Most important, the new service will make the prices of muni bonds more transparent and help advisors manage and monitor muni portfolios, according to Rudd and Gurinder Ahluwalia, co-founder and CEO of 280 CapMarkets.

In the current muni market, markups and markdowns of a bond’s price can range between 1% and 5%, growing larger each time the bond changes hands, but they’re not disclosed. They are hidden within the price an advisor pays when buying a bond or receives when selling one.

The new service from 280 CapMarkets will deliver one price to advisors that can be done as a commission or fee-based trade. It aims to provide advisors access to the whole municipal bond market — the bonds that in a typical Wall Street bank are available from three separate divisions: capital markets, institutional sales and trading and wealth management — and the expertise to navigate that market,  says Rudd.  Independent advisors working outside that arena as well as fee-based advisors working within it currently cannot access bonds from all those sources, says Rudd.

“Our value proposition is to provide advisors access to the whole market, not a fragmented piece, where the whole street is in competition for every trade,” says Ahluwalia. “We check every available exchange when the order comes in, on all three desks, in a technology offering in one place, in the cloud and easy to access … We put our best trade ideas [and] only get paid if they trade with us.”

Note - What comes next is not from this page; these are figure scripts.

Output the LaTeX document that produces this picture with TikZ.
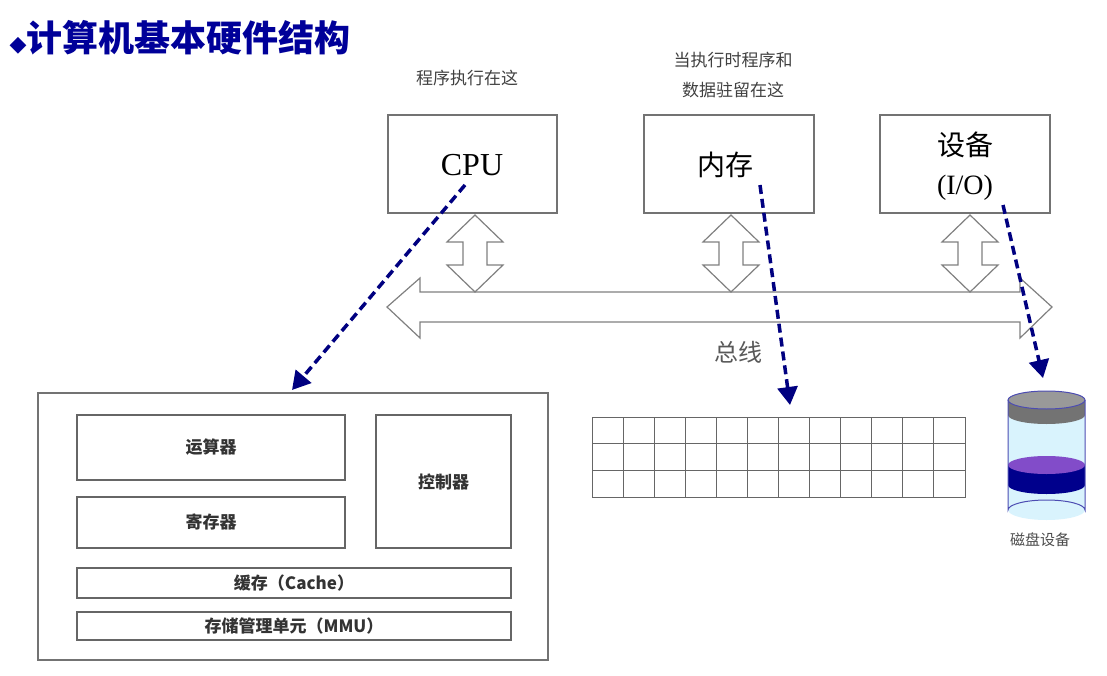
\documentclass[tikz,border=0pt]{standalone}
\usepackage{fontspec}
\usetikzlibrary{arrows.meta}
\setmainfont{Liberation Serif}
\newfontfamily\cjk{Noto Sans CJK SC}
\newfontfamily\dvsans{DejaVu Sans}
\begin{document}
\begin{tikzpicture}[x=1pt,y=-1pt,
  box/.style={draw=black!55,line width=1.3pt},
  ibox/.style={draw=black!60,line width=1.5pt},
  dar/.style={draw=blue!50!black,line width=3.5pt,dash pattern=on 9pt off 5pt,-{Triangle[length=18pt,width=20pt]}},
  hol/.style={draw=black!50,line width=1.2pt,fill=white,line join=miter}]
\useasboundingbox (0,0) rectangle (1107,676);
\node[anchor=west,text=blue!60!black,font=\cjk\bfseries\fontsize{36}{38}\selectfont] (title) at (6,38) {{\dvsans\fontsize{22}{22}\selectfont ◆}计算机基本硬件结构};
\node[font=\cjk\fontsize{17}{20}\selectfont,text=black!75] (l1) at (467,78) {程序执行在这};
\node[font=\cjk\fontsize{17}{30}\selectfont,text=black!75,align=center] (l2) at (733,75) {当执行时程序和\\数据驻留在这};
\draw[box] (388,115) rectangle (557,213);
\node[font=\fontsize{32}{34}\selectfont] (cpu) at (472,165) {CPU};
\draw[box] (644,115) rectangle (814,213);
\node[font=\cjk\fontsize{28}{30}\selectfont] (mem) at (725,165) {内存};
\draw[box] (880,115) rectangle (1050,213);
\node[font=\cjk\fontsize{28}{30}\selectfont] (dev) at (965,145) {设备};
\node[font=\fontsize{28}{30}\selectfont] (io) at (965,188) {(I/O)};
% bus
\draw[hol] (387,307) -- (420,278) -- (420,292) -- (1020,292) -- (1020,278) -- (1052,307) -- (1020,338) -- (1020,322) -- (420,322) -- (420,338) -- cycle;
\foreach \c in {475,731,970}{
\draw[hol] (\c,215) -- (\c+28,242) -- (\c+12,242) -- (\c+12,265) -- (\c+28,265) -- (\c,292) -- (\c-28,265) -- (\c-12,265) -- (\c-12,242) -- (\c-28,242) -- cycle;}
\node[font=\cjk\fontsize{24}{26}\selectfont,text=black!65] (bus) at (738,352) {总线};
% cpu detail
\draw[box] (38,393) rectangle (548,660);
\foreach \a/\b/\cc/\d/\t in {77/415/345/480/运算器,77/497/345/548/寄存器,376/415/511/548/控制器}{
\draw[ibox] (\a,\b) rectangle (\cc,\d);
\node[font=\cjk\bfseries\fontsize{17}{20}\selectfont,text=black!80] at ({(\a+\cc)/2},{(\b+\d)/2}) {\t};}
\draw[ibox] (77,568) rectangle (511,598);
\node[font=\cjk\bfseries\fontsize{17}{20}\selectfont,text=black!80] (cache) at (294,583) {缓存（Cache）};
\draw[ibox] (77,612) rectangle (511,640);
\node[font=\cjk\bfseries\fontsize{17}{20}\selectfont,text=black!80] (mmu) at (294,626) {存储管理单元（MMU）};
% memory grid
\foreach \i in {1,...,11} \draw[black!60,line width=1pt] ({592+\i*31.083},417) -- ({592+\i*31.083},497);
\foreach \j in {443.67,470.33} \draw[black!60,line width=1pt] (592,\j) -- (965,\j);
\draw[draw=black!60,line width=1pt] (592,417) rectangle (965,497);
% disk
\fill[cyan!15] (1008,400) rectangle (1085,510);
\fill[cyan!15] (1046.5,510) ellipse (38.5 and 10);
\fill[blue!55!black] (1008,465) rectangle (1085,485);
\fill[blue!55!black] (1046.5,485) ellipse (38.5 and 9);
\fill[blue!40!violet!70] (1046.5,465) ellipse (38.5 and 9);
\fill[black!55] (1008,400) rectangle (1085,415);
\fill[black!55] (1046.5,415) ellipse (38.5 and 9);
\fill[black!40] (1046.5,400) ellipse (38.5 and 9);
\draw[blue!40!gray,line width=1pt] (1008,400) -- (1008,510) arc (180:360:38.5 and 10) -- (1085,400);
\draw[blue!40!gray,line width=1pt] (1046.5,400) ellipse (38.5 and 9);
\node[font=\cjk\fontsize{15}{18}\selectfont,text=black!70] (disk) at (1040,540) {磁盘设备};
\coordinate (c1) at (465,185); \coordinate (c2) at (292,390);
\coordinate (m1) at (760,185); \coordinate (m2) at (790,405);
\coordinate (d1) at (1003,205); \coordinate (d2) at (1043,378);
\draw[dar] (c1) -- (c2);
\draw[dar] (m1) -- (m2);
\draw[dar] (d1) -- (d2);
\end{tikzpicture}
\end{document}
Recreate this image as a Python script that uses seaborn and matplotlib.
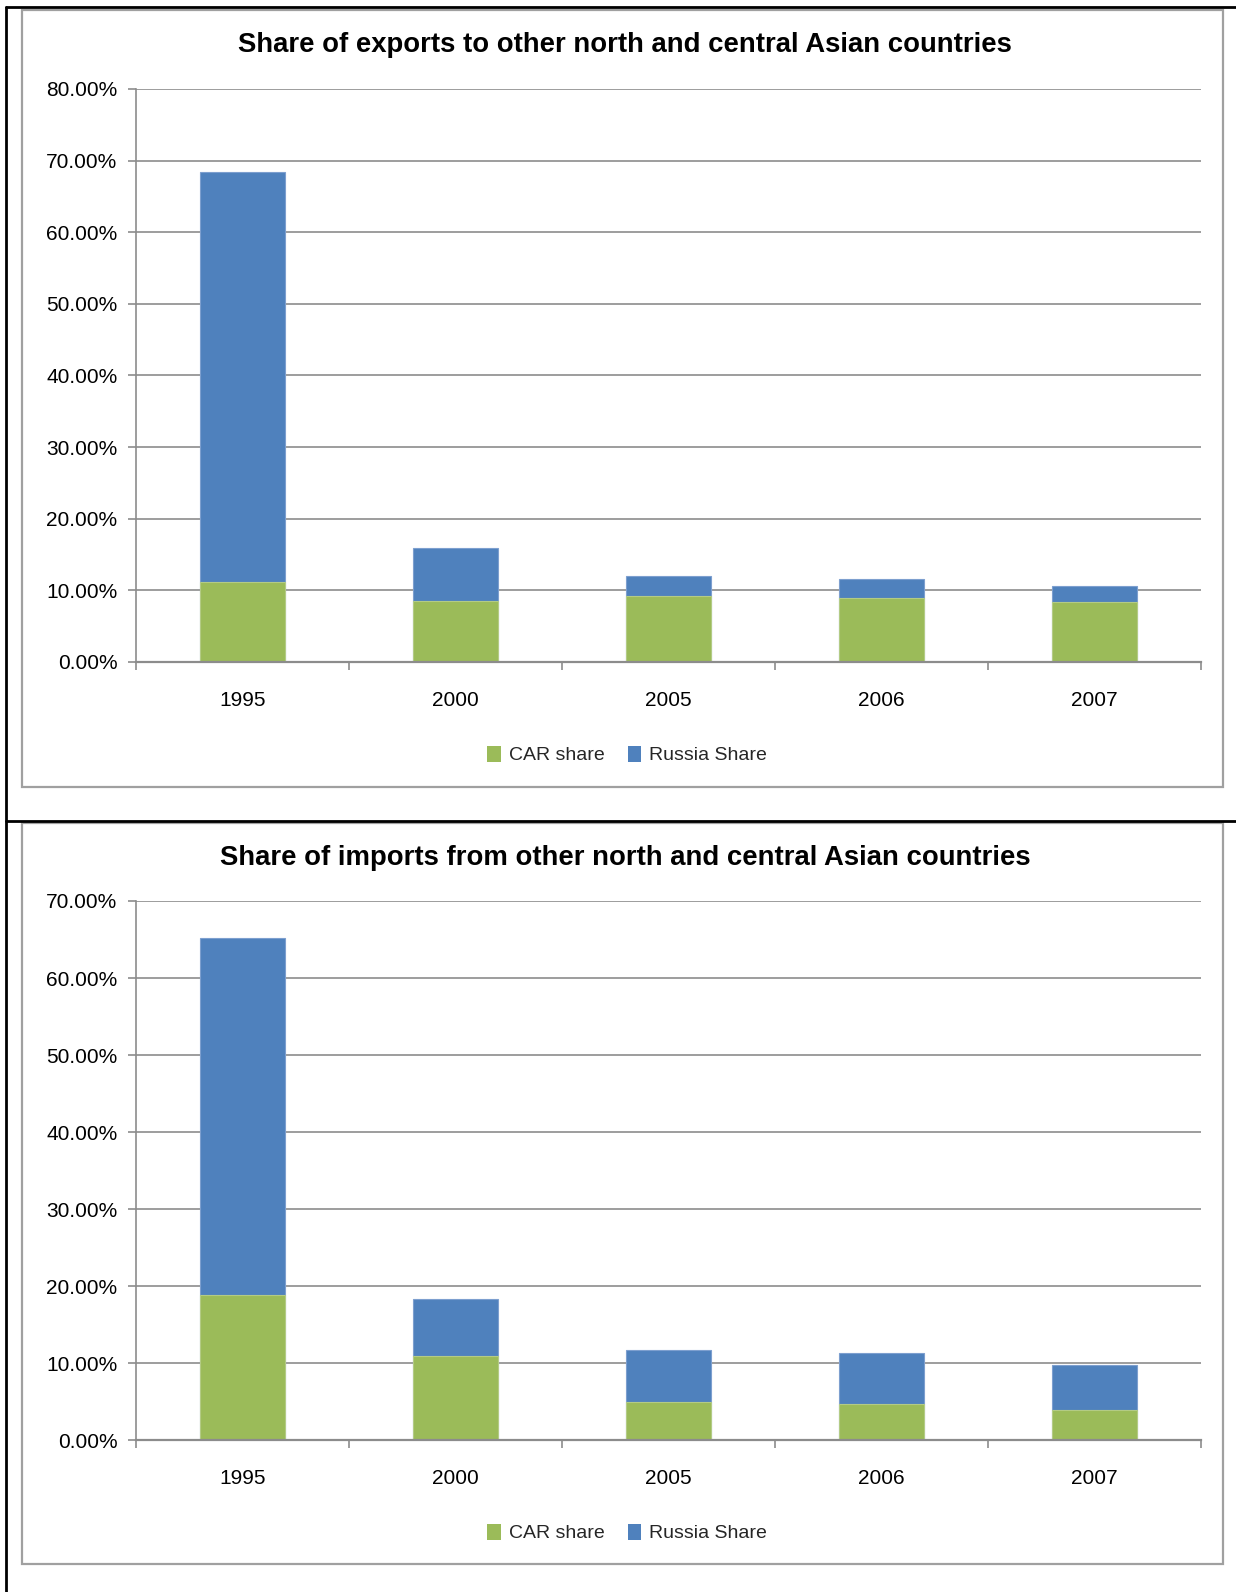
import matplotlib
matplotlib.use("Agg")
import matplotlib.pyplot as plt
import matplotlib.patches as mpatches
from matplotlib.lines import Line2D
from matplotlib.ticker import PercentFormatter, FixedLocator, MultipleLocator
import seaborn as sns
import pandas as pd

# Years shown on the x axis
years = ["1995", "2000", "2005", "2006", "2007"]

# Exports: shares in percent
export_car = [11.2, 8.55, 9.2, 8.95, 8.35]
export_russia = [57.2, 7.35, 2.8, 2.65, 2.25]

# Imports: shares in percent
import_car = [18.8, 10.9, 5.0, 4.7, 3.9]
import_russia = [46.4, 7.4, 6.7, 6.6, 5.85]

titles = [
    "Share of exports to other north and central Asian countries",
    "Share of imports from other north and central Asian countries",
]
series_names = ["CAR share", "Russia Share"]

GREEN = "#9BBB59"
BLUE = "#4F81BD"
GRID = "#8C8C8C"

sns.set_theme(style="white")
plt.rcParams["font.family"] = ["Liberation Sans", "DejaVu Sans"]

W, H = 1236, 1592
fig = plt.figure(figsize=(W / 100, H / 100), dpi=100)
fig.patch.set_facecolor("white")


def fx(px):
    return px / W


def fy(py):
    return 1 - py / H


panels = [
    dict(car=export_car, russia=export_russia, title=titles[0],
         ax_box=(135.6, 89.0, 1201.0, 662.0), ymax=80,
         frame=(22, 10, 1223, 787), title_y=45, legend_y=755),
    dict(car=import_car, russia=import_russia, title=titles[1],
         ax_box=(135.6, 901.0, 1201.0, 1440.3), ymax=70,
         frame=(22, 823, 1223, 1564), title_y=858, legend_y=1533),
]

for p in panels:
    x0, y0, x1, y1 = p["ax_box"]
    ax = fig.add_axes([fx(x0), fy(y1), fx(x1 - x0), (y1 - y0) / H])
    df = pd.DataFrame({
        "year": years,
        "car": p["car"],
        "russia": p["russia"],
    })
    df["total"] = df["car"] + df["russia"]

    # Stacked bars: full stack in blue, CAR part drawn over it in green
    sns.barplot(data=df, x="year", y="total", color=BLUE, width=0.4,
                saturation=1, edgecolor="#7D9FCF", linewidth=0.8, ax=ax,
                zorder=3)
    sns.barplot(data=df, x="year", y="car", color=GREEN, width=0.4,
                saturation=1, edgecolor="#B3CB85", linewidth=0.8, ax=ax,
                zorder=4)

    ax.set_xlim(-0.5, len(years) - 0.5)
    ax.set_ylim(0, p["ymax"])
    ax.yaxis.set_major_locator(MultipleLocator(10))
    ax.yaxis.set_major_formatter(PercentFormatter(100, decimals=2))
    ax.grid(axis="y", color=GRID, linewidth=1.2, zorder=0)
    ax.set_axisbelow(True)
    ax.set_xlabel("")
    ax.set_ylabel("")

    # Tick marks at category boundaries, labels at category centres
    ax.xaxis.set_major_locator(FixedLocator([i - 0.5 for i in range(len(years) + 1)]))
    ax.xaxis.set_minor_locator(FixedLocator(list(range(len(years)))))
    ax.set_xticklabels([""] * (len(years) + 1))
    ax.set_xticklabels(years, minor=True)
    ax.tick_params(axis="x", which="major", direction="out", length=6,
                   width=1.2, color=GRID, bottom=True)
    ax.tick_params(axis="x", which="minor", length=0, pad=21,
                   labelsize=15, labelcolor="black", bottom=True)
    ax.tick_params(axis="y", direction="out", length=6, width=1.2,
                   color=GRID, left=True, pad=7, labelsize=15,
                   labelcolor="black")

    for side in ["top", "right"]:
        ax.spines[side].set_visible(False)
    ax.spines["left"].set_color(GRID)
    ax.spines["left"].set_linewidth(1.2)
    ax.spines["bottom"].set_color(GRID)
    ax.spines["bottom"].set_linewidth(1.6)
    ax.spines["bottom"].set_zorder(6)

    # Chart frame
    a, b, c, d = p["frame"]
    fig.add_artist(mpatches.Rectangle((fx(a), fy(d)), fx(c - a), (d - b) / H,
                                      transform=fig.transFigure, fill=False,
                                      edgecolor="#A0A0A0", linewidth=1.6))

    fig.text(fx(625), fy(p["title_y"]), p["title"], ha="center", va="center",
             fontsize=19.8, fontweight="bold", color="black")

    handles = [mpatches.Patch(facecolor=GREEN, edgecolor="none"),
               mpatches.Patch(facecolor=BLUE, edgecolor="none")]
    fig.legend(handles, series_names, loc="center",
               bbox_to_anchor=(fx(627), fy(p["legend_y"])), ncol=2,
               frameon=False, fontsize=14, handlelength=0.7,
               handleheight=0.9, handletextpad=0.4, columnspacing=1.2)

# Page borders
lw = 2.0
fig.add_artist(Line2D([fx(6), 1], [fy(7), fy(7)], transform=fig.transFigure,
                      color="black", linewidth=lw))
fig.add_artist(Line2D([fx(6), fx(6)], [fy(7), 0], transform=fig.transFigure,
                      color="black", linewidth=lw))
fig.add_artist(Line2D([fx(6), 1], [fy(821), fy(821)], transform=fig.transFigure,
                      color="black", linewidth=lw))

fig.savefig("out.png", dpi=100, facecolor="white")
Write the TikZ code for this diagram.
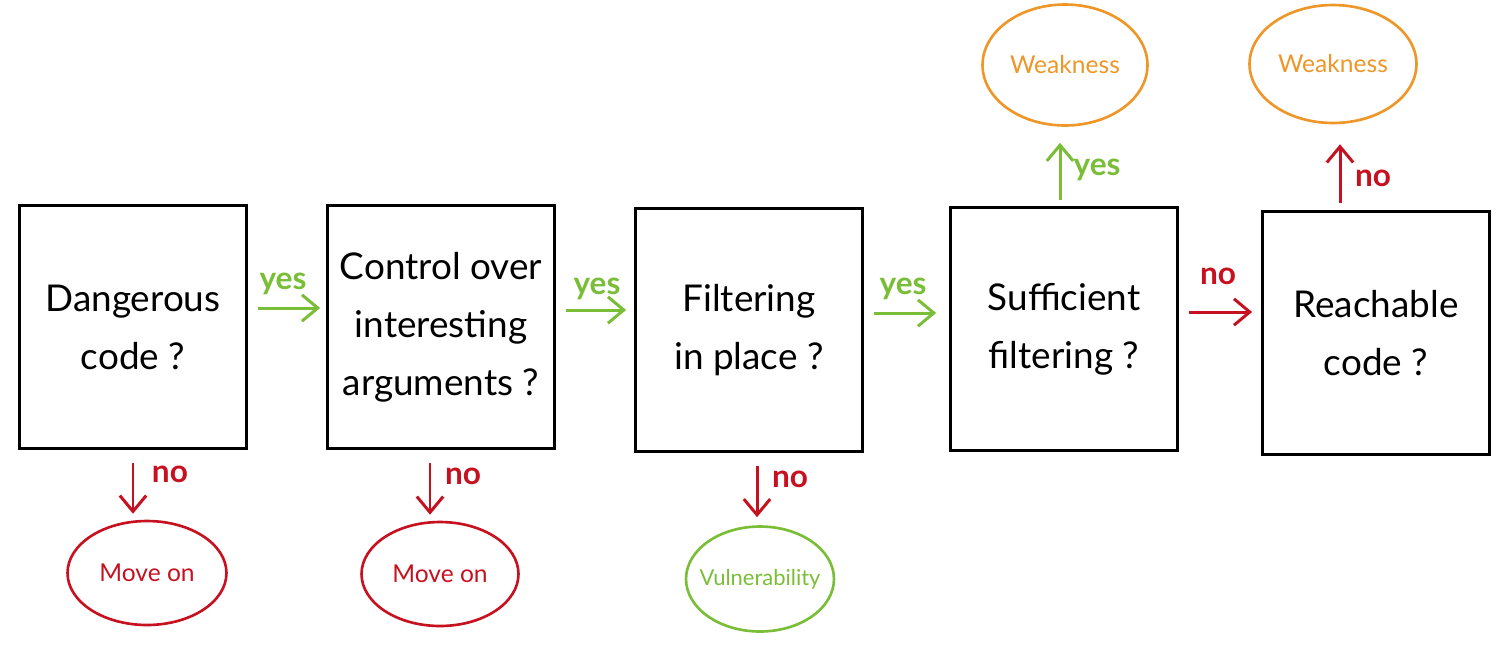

The new service is currently a pilot in alpha testing with a number of firms, and Ahluwalia and Rudd expect to launch it this fall. In the meantime, advisors interested in the service can visit the 280 CapMarkets website and the link to bondnav.com (short for bond navigator). The firm’s goal is to be included in the platforms of multiple custodians serving advisors. It has already engaged TD Ameritrade, Schwab, Fidelity and Morgan Stanley for that, and Pershing is its own clearing and custodian bank, says Ahluwalia.